Once again, enter Hope Hicks.
She testified that Trump told her that “Michael had paid this woman to protect him from a false allegation, and that Michael felt like it was his job to protect him and that’s what he was doing and he did it out of the kindness of his heart.”
Not even Hicks bought this narrative. When asked what she thought about Trump’s statement, she testified, “I’d say that would be out of character for Michael… I didn’t know Michael to be an especially charitable person or selfless person.” She said instead that Cohen was “the kind of person who seeks credit.”
So sure, Trump lied to her. But zooming out a bit, this statement about what Cohen did actually proves something quite important in the timeline. It shows that, in 2018, Trump already knew what Cohen had done. After this statement, the paper trail shows that Trump continued to sign checks to Cohen, allegedly for “legal fees” but really to reimburse Cohen for the payoff. As legal analyst Andrew Weissman wrote about those checks Trump made out to Cohen,
[Hicks’s] testimony makes plain Trump did so knowing that they were not payments for legal fees. And for that reason, the jury need not decide whether Trump knew of the scheme at the time (as Hicks strongly intimated) or only learned of it later (as he claimed to Hicks), since in either scenario, Trump knew of the scheme prior to making the reimbursements.
In other words, either way Trump is rather screwed. Now he can’t claim he never knew about the payoff, because by at least 2018 he admitted it to Hicks. After that point, anything he did to help cover it up was illegal.
Note that Trump is also on record admitting in a separate civil suit, brought by Daniels, that he reimbursed Cohen for the payment he made to Stormy Daniels. A California court acknowledged that fact in a ruling on the question of whether Trump was a party to the non-disclosure agreement.

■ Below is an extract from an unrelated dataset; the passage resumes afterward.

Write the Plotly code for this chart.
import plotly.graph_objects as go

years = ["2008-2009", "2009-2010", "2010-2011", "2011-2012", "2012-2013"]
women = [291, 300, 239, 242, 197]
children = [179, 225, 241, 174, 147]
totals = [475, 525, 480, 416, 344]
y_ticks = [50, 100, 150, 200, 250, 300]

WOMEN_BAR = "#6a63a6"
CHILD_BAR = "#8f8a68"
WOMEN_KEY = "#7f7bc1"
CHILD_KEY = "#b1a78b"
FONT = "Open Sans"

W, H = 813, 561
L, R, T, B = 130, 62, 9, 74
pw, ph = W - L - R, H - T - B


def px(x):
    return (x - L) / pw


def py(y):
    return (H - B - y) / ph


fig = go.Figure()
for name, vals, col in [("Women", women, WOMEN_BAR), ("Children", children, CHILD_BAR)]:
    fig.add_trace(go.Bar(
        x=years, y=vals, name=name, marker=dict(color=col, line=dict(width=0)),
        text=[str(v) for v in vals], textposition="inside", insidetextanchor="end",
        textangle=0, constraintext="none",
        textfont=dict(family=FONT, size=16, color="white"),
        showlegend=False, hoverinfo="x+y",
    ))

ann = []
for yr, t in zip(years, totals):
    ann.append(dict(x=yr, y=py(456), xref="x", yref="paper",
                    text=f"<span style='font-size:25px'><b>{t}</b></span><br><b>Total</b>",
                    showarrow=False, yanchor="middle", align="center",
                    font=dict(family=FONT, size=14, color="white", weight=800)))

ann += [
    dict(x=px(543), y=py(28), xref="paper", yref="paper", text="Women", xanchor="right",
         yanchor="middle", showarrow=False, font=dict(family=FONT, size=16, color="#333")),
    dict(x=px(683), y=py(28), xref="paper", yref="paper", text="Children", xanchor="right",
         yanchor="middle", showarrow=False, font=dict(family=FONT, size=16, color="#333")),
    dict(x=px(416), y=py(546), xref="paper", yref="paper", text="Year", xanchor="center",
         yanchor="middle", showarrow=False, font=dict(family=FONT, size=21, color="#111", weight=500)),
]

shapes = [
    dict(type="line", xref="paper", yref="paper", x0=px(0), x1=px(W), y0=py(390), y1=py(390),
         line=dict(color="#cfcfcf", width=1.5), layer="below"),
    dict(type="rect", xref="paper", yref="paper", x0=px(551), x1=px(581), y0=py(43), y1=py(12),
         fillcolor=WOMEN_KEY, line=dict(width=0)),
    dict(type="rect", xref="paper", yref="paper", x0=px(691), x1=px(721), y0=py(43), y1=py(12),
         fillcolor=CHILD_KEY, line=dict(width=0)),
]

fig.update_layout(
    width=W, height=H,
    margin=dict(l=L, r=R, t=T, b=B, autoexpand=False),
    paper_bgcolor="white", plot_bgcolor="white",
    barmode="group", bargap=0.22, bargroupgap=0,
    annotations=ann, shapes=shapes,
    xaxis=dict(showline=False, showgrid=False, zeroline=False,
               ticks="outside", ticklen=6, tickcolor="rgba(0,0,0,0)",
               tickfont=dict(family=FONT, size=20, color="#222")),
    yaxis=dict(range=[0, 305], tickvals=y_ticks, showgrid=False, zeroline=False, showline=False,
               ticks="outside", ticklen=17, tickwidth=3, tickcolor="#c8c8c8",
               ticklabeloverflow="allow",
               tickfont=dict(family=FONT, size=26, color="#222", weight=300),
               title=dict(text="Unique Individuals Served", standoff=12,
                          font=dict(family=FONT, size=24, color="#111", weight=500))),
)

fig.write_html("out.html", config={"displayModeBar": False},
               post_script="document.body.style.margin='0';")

So that will likely come into evidence later, and it will be pretty damning.
Bottom line, the prosecution is building a case around facts that have clear receipts, whether it’s Donald Trump’s own admission to a different court or his 2018 lie to Hope Hicks, which happens also to prove his full knowledge of what Cohen did.
Hicks’s tears
Many people have been critical of the media focusing so much on Hope Hicks’s tears, which sometimes have suggested that people somehow should feel bad for her. I take a different view, focusing on what it says about her lack of bias.
Hicks’s emotional breakdown tends to show that she knew she was betraying Trump with her testimony but had no real alternative. The fact that she was still a big fan of his, even praising him during her time on the stand, shows that she actually had no motivation whatsoever to lie about what he had said to her or to throw him under the bus. She had decided, however, to break publicly with Trump, and the two haven’t spoken in a couple of years. Hicks delivered her direct testimony with her eyes squarely upon the prosecutor the whole time, not looking at the man who had plucked her out of obscurity and given her one of the biggest platforms in the world.
If I were in the jury, those tears would confirm to me that she knew she had just sunk him, and she was overcome with the enormity of it. She was also probably hoping that the MAGA world would not truly understand what she just did, but much of the legal world definitely does.
Am I the only one who still finds it astounding that folks like Hicks like Trump? And continue to feel positively about him? Apparently they haven't spoken in 2 years?
I'm always brought up short by this.
The old criminal has one standout talent, and that's corrupting people. He's ruined so many lives. Wish we'd never heard his name.